When you write Spark data to a Greenplum Database table, the Greenplum-Spark Connector creates the table for you if it does not already exist. Alternatively, you can choose to pre-create the target table.

When the Greenplum-Spark Connector creates the Greenplum Database table for you, the Connector:

  • Creates the Greenplum Database table without specifying a distribution column.
  • Creates the Greenplum table using the column names defined in the Spark DataFrame (for example, "flt_month"). Note that the Spark column name reflects any transformations you may have performed on the Spark data. For example, if you used the avg() method to average the data in a column named depdelayminutes, the Spark column name is literally avg(depdelayminutes).
  • Specifies the column names in double-quotes. This renders the column names case-sensitive to Greenplum Database.
  • Creates the Geenplum table column with the NOT NULL clause when the Spark DataFrame column is not nullable.
  • Creates the table columns in the order that they are defined in the Spark DataFrame.
  • Maps the data type of each Spark column to the equivalent Greenplum data type.
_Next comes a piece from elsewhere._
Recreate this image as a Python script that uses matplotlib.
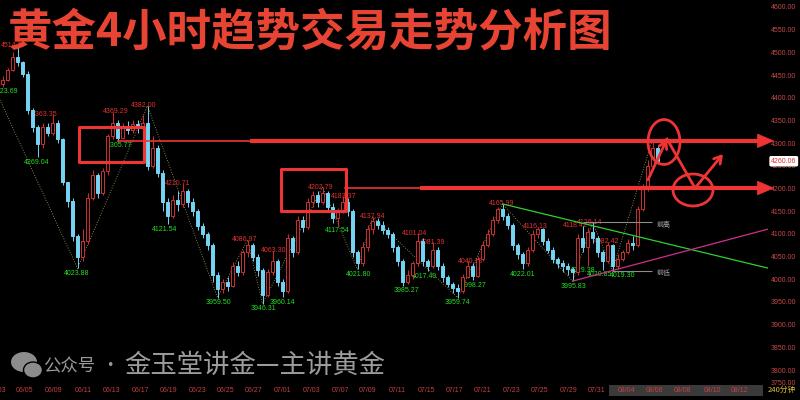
import matplotlib
matplotlib.use("Agg")
import matplotlib.pyplot as plt
from matplotlib.patches import Rectangle, Ellipse, Polygon

plt.rcParams['font.family'] = ['Liberation Sans', 'Noto Sans CJK SC', 'DejaVu Sans']
CJK = ['Noto Sans CJK SC', 'DejaVu Sans']

# 4H candles (coarsened)
first_open = 4430
closes = [4440, 4462, 4490, 4478, 4452, 4372, 4335, 4298, 4335, 4322,
          4345, 4310, 4215, 4172, 4095, 4050, 4085, 4180, 4230, 4190,
          4238, 4315, 4345, 4312, 4338, 4328, 4342, 4335, 4345, 4250,
          4290, 4235, 4170, 4140, 4175, 4165, 4195, 4170, 4150, 4118,
          4100, 4075, 4010, 3978, 3995, 3985, 4030, 4015, 4060, 4075,
          4050, 4020, 3965, 4015, 4040, 3995, 3975, 4090, 4060, 4130,
          4115, 4170, 4185, 4170, 4190, 4160, 4135, 4150, 4170, 4150,
          4060, 4035, 4070, 4110, 4128, 4120, 4108, 4100, 4070, 4040,
          3995, 4010, 4035, 4085, 4040, 4030, 4065, 4030, 4005, 3990,
          3980, 3975, 4005, 4030, 4008, 4045, 4075, 4100, 4130, 4155,
          4140, 4120, 4075, 4055, 4035, 4065, 4100, 4110, 4085, 4065,
          4045, 4035, 4030, 4022, 4015, 4090, 4070, 4105, 4090, 4060,
          4040, 4075, 4030, 4045, 4060, 4080, 4075, 4155, 4200, 4250,
          4290, 4260.06]
highs = [4448, 4466, 4500, 4514.17, 4482, 4458, 4378, 4340, 4345, 4345,
         4363.35, 4350, 4312, 4215, 4178, 4100, 4110, 4190, 4240, 4235,
         4245, 4320, 4369.29, 4350, 4345, 4348, 4352, 4350, 4362, 4382.00,
         4315, 4295, 4240, 4180, 4185, 4195, 4210.71, 4200, 4178, 4155,
         4125, 4105, 4080, 4015, 4000, 4005, 4038, 4040, 4065, 4086.97,
         4080, 4055, 4025, 4022, 4063.30, 4045, 4000, 4100, 4095, 4140,
         4140, 4180, 4195, 4195, 4202.79, 4195, 4168, 4158, 4183.37, 4180,
         4155, 4065, 4082, 4120, 4137.94, 4135, 4128, 4115, 4105, 4075,
         4045, 4020, 4040, 4101.04, 4090, 4045, 4081.39, 4070, 4035, 4010,
         3995, 3990, 4012, 4040.18, 4035, 4052, 4085, 4110, 4140, 4160,
         4165.99, 4145, 4125, 4080, 4060, 4072, 4108, 4116.13, 4112, 4090,
         4070, 4050, 4042, 4036, 4028, 4100, 4118.42, 4112, 4126.14, 4095,
         4065, 4082.42, 4078, 4055, 4065, 4088, 4095, 4162, 4210, 4262,
         4309, 4295]
lows = [4423.69, 4436, 4458, 4470, 4445, 4365, 4325, 4269.04, 4290, 4315,
        4318, 4300, 4208, 4160, 4085, 4023.88, 4040, 4078, 4175, 4180,
        4185, 4230, 4310, 4305.77, 4308, 4320, 4322, 4322, 4328, 4240,
        4245, 4225, 4150, 4121.54, 4135, 4150, 4160, 4160, 4140, 4108,
        4090, 4065, 3995, 3959.50, 3970, 3975, 3982, 4008, 4010, 4050,
        4040, 4008, 3946.31, 3960, 4010, 3985, 3960.14, 3970, 4050, 4055,
        4105, 4110, 4160, 4160, 4165, 4150, 4125, 4117.54, 4145, 4140,
        4050, 4021.80, 4030, 4062, 4100, 4110, 4100, 4090, 4060, 4030,
        3985.27, 3990, 4000, 4030, 4030, 4017.40, 4025, 4020, 3995, 3982,
        3970, 3959.74, 3970, 4002, 3998.27, 4005, 4040, 4070, 4095, 4125,
        4130, 4110, 4065, 4045, 4022.01, 4030, 4060, 4090, 4075, 4058,
        4035, 4025, 4015, 4010, 3995.83, 4010, 4060, 4029.38, 4080, 4050,
        4020.85, 4035, 4019.30, 4022, 4040, 4055, 4065, 4072, 4150, 4195,
        4245, 4255]
opens = [first_open] + closes[:-1]

# zigzag swing points (candle index, price)
zz_idx = [-0.5, 15, 29, 43, 49, 52, 64, 71, 74, 91, 100, 114, 118, 122, 130]
zz_px = [4395, 4023.88, 4382.00, 3959.50, 4086.97, 3946.31, 4202.79, 4021.80,
         4137.94, 3959.74, 4165.99, 3995.83, 4126.14, 4019.30, 4309]

# swing labels: text, x position (candle units)
hi_txt = ['4514.17', '4363.35', '4369.29', '4382.00', '4210.71', '4086.97', '4063.30',
          '4202.79', '4183.37', '4137.94', '4101.04', '4081.39', '4040.18', '4165.99',
          '4116.13', '4118.42', '4126.14', '4082.42']
hi_x = [2.2, 8.5, 22.7, 28.3, 35.1, 48.5, 54.3, 63.7, 68.3, 74.1, 82.5, 86.1, 93.7,
        99.9, 106.5, 114.5, 117.5, 120.9]
lo_txt = ['4423.69', '4269.04', '4023.88', '4305.77', '4121.54', '3959.50', '3946.31',
          '3960.14', '4117.54', '4021.80', '3985.27', '4017.40', '3959.74', '3998.27',
          '4022.01', '3995.83', '4029.38', '4020.85', '4019.30']
lo_x = [0.7, 6.9, 14.9, 23.5, 32.5, 43.1, 52.1, 55.9, 66.9, 71.3, 80.7, 84.5, 90.9,
        94.3, 104.1, 114.3, 116.1, 119.5, 124.1]

dates = ['06/03', '06/05', '06/09', '06/11', '06/13', '06/17', '06/19', '06/23', '06/25',
         '06/27', '07/01', '07/03', '07/07', '07/09', '07/11', '07/15', '07/17', '07/21',
         '07/23', '07/25', '07/29', '07/31', '08/04', '08/06', '08/08', '08/10', '08/12']
date_pos = [-0.9, 4.5, 10.3, 16.1, 21.9, 27.5, 33.3, 39.1, 44.7, 50.3, 56.1, 61.9, 67.5,
            73.1, 78.9, 84.9, 90.5, 96.1, 101.9, 107.5, 113.3, 118.9, 124.7, 130.5,
            136.1, 141.9, 147.5]

last_price = closes[-1]
res_level = 4305
sup_level = 4201
prev_high = 4126.14
prev_low = 4019.30

RED = '#ee3434'
UP = '#d03030'
DOWN = '#74d4f2'

fig = plt.figure(figsize=(8, 4), dpi=100, facecolor='black')
ax = fig.add_axes([0, 0.04, 0.96, 0.96], facecolor='black')
ax.set_xlim(-0.5, 153.1)
ax.set_ylim(3769.2, 4615.4)
for s in ax.spines.values():
    s.set_visible(False)

# candles
for i in range(len(closes)):
    o, c, h, l = opens[i], closes[i], highs[i], lows[i]
    up = c >= o
    col = UP if up else DOWN
    ax.vlines(i, l, h, color=col, lw=0.7, zorder=3)
    ax.bar(i, max(abs(c - o), 1.5), bottom=min(o, c), width=0.62,
           facecolor='black' if up else DOWN, edgecolor=col, lw=0.7, zorder=4)

# zigzag
ax.plot(zz_idx, zz_px, ls=(0, (1, 2)), color='#b8a860', lw=0.6, zorder=2)

# swing labels
for t, x in zip(hi_txt, hi_x):
    ax.text(x, float(t), t, color='#e63030', fontsize=5, ha='center', va='center', zorder=2)
for t, x in zip(lo_txt, lo_x):
    ax.annotate(t, (x, float(t)), xytext=(0, -3.6), textcoords='offset points',
                color='#22e022', fontsize=5, ha='center', va='center', zorder=2)

# trend lines
ax.plot([100, 153.5], [4165.99, 4023.5], color='#30d030', lw=0.9, zorder=5)
ax.plot([114, 153.1], [3995.83, 4110.5], color='#d0308a', lw=0.9, zorder=5)
ax.hlines(prev_high, 116.1, 129.9, color='#8c8c8c', lw=0.8, zorder=5)
ax.hlines(prev_low, 121.9, 129.9, color='#8c8c8c', lw=0.8, zorder=5)
ax.text(130.9, prev_high - 6, '前高', color='#a8a8a8', fontsize=5, family=CJK,
        ha='left', va='center')
ax.text(130.9, prev_low - 6, '前低', color='#a8a8a8', fontsize=5, family=CJK,
        ha='left', va='center')

# red levels with arrows
for lvl, x0, xthick in [(res_level, 23.1, 49.5), (sup_level, 68.5, 83.5)]:
    ax.plot([x0, 151.5], [lvl, lvl], color=RED, lw=1.2, zorder=6)
    ax.plot([xthick, 151.5], [lvl, lvl], color=RED, lw=3.0, zorder=6,
            solid_capstyle='butt', clip_on=False)
    ax.add_patch(Polygon([[151.0, lvl + 15], [154.2, lvl], [151.0, lvl - 15]],
                         closed=True, fc=RED, ec=RED, lw=0.5, zorder=6, clip_on=False))

# hand-drawn boxes, circles and arrows
ax.add_patch(Rectangle((15.3, 4258.4), 13.0, 77.2, fill=False, ec=RED, lw=2.2,
                       joinstyle='round', zorder=7))
ax.add_patch(Rectangle((55.7, 4150.5), 13.0, 92.5, fill=False, ec=RED, lw=2.2,
                       joinstyle='round', zorder=7))
ax.add_patch(Ellipse((132.3, 4302.5), 6.4, 99, fill=False, ec=RED, lw=2.0, zorder=7))
ax.add_patch(Ellipse((138.1, 4196.7), 8.0, 70.5, fill=False, ec=RED, lw=2.0, zorder=7))
arrow = dict(arrowstyle='->,head_length=0.5,head_width=0.3', color=RED, lw=2.0,
             shrinkA=0, shrinkB=0)
ax.annotate('', xy=(132.9, 4309), xytext=(129.1, 4219), arrowprops=arrow, zorder=7)
ax.plot([132.9, 138.5], [4309, 4201], color=RED, lw=2.0, zorder=7)
ax.annotate('', xy=(144.1, 4276), xytext=(138.5, 4201), arrowprops=arrow, zorder=7)

# right price axis
yt = list(range(3800, 4601, 50))
ax.yaxis.tick_right()
ax.set_yticks(yt)
ax.set_yticklabels([f'{v:.2f}' for v in yt])
ax.tick_params(axis='y', colors='#c84848', labelsize=5, length=0, pad=2)
ax.text(1.003, 3771, '3750.00', transform=ax.get_yaxis_transform(), color='#c84848',
        fontsize=5, ha='left', va='center', clip_on=False)
ax.text(1.004, last_price, f'{last_price:.2f}', transform=ax.get_yaxis_transform(),
        color='#e03030', fontsize=5, ha='left', va='center', clip_on=False, zorder=10,
        bbox=dict(boxstyle='round,pad=0.15', fc='white', ec='white'))

# bottom date bar
ax.set_xticks([])
ax.add_patch(Rectangle((121.3, -0.031), 30.8, 0.0285, transform=ax.get_xaxis_transform(),
                       fc='#3a3a3a', ec='none', clip_on=False, zorder=1))
for d, x in zip(dates, date_pos):
    ax.text(x, -0.016, d, transform=ax.get_xaxis_transform(), color='#c84040',
            fontsize=5, ha='center', va='center', clip_on=False)
ax.text(155.9, -0.016, '240分钟', transform=ax.get_xaxis_transform(), color='#e0c030',
        fontsize=5.5, family=CJK, ha='center', va='center', clip_on=False)

# title
fig.text(0.01, 0.918, '黄金4小时趋势交易走势分析图', fontsize=32, color='#e84434',
         fontweight='bold', family=CJK, ha='left', va='center')

# watermark
fig.add_artist(Ellipse((24 / 800, 1 - 362 / 400), 26 / 800, 20 / 400, fc='#8c8c8c',
                       ec='none', transform=fig.transFigure))
fig.add_artist(Ellipse((33 / 800, 1 - 370 / 400), 19 / 800, 16 / 400, fc='#8c8c8c',
                       ec='black', lw=1.0, transform=fig.transFigure))
fig.text(43 / 800, 1 - 366 / 400, '公众号', fontsize=12.5, color='#9a9a9a', family=CJK,
         ha='left', va='center')
fig.text(101 / 800, 1 - 366 / 400, '·', fontsize=12.5, color='#9a9a9a', family=CJK,
         ha='left', va='center')
fig.text(124 / 800, 1 - 365 / 400, '金玉堂讲金—主讲黄金', fontsize=19, color='#9c9c9c',
         family=CJK, ha='left', va='center')

fig.savefig('out.png', dpi=100, facecolor='black')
If you choose to pre-create the target Greenplum Database table, take the following into consideration:

  • Use Greenplum table columns names that match the column names defined in the Spark DataFrame that you write. Keep in mind that the Greenplum-Spark Connector treats column names as case-sensitive.
  • Select a data type for each Greenplum table column that is equivalent to the data type of the related Spark DataFrame column. Refer to Spark to Greenplum Data Type Mapping for data type mapping information.
  • If a Spark data column contains NULL values, ensure that you do not specify the NOT NULL clause when you create the associated Greenplum Database table column.
  • You may create the Greenplum Database table with a subset of the columns in the Spark DataFrame, or with a different column ordering. The Greenplum table must not include columns that are not present in the Spark DataFrame.
  • Ensure that you assign the Greenplum Database user/role the permissions required to write to the table. The user may also require permission to (re-)create the table. Refer to Role Privileges for information about configuring Greenplum Database privileges.